The operation, run by the U.S. Customs Service, had apparently only been notified to the Mexican authorities once, in its early stages.

“This blew up and it became a big political issue in Mexico with the traditional concerns about imperialism and interventionism,” said Jeffrey Davidow, who was involved in the negotiations around the Brownsville letter as the U.S. ambassador to Mexico.

Signed at a ceremony in the Texas border city by Reno and then-Mexican Attorney General Jorge Madrazo, the letter committed both countries to “enhanced communications regarding sensitive cross border law enforcement activities, consistent with legal constraints and security concerns.”

It’s not clear if the Trump administration has determined that the agreement could override the 2020 law, or if it could serve as a baseline to build upon if Mexico delays implementation of the new requirements.

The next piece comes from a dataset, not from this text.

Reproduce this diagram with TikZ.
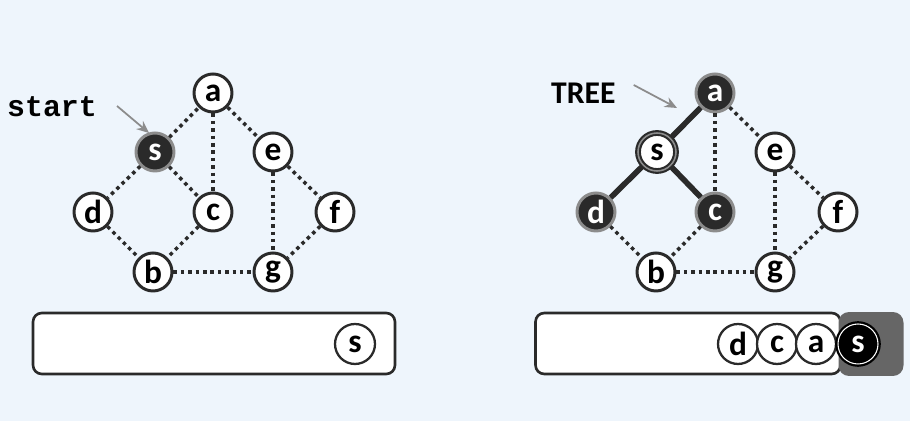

A Justice Department official declined to comment but noted that the letter’s framework, which was later adopted into a memorandum, remains functional.

Mexico could also face increasing pressure from Congress and the White House to backpedal, if the U.S. chooses to adopt a hard-line approach.

“There are real differences in the way the Mexican government at the time of Casablanca handled this, looking for a way to smooth things over, and in the way the government today has handled it, which has exacerbated the problem and will cause further problems,” Davidow said.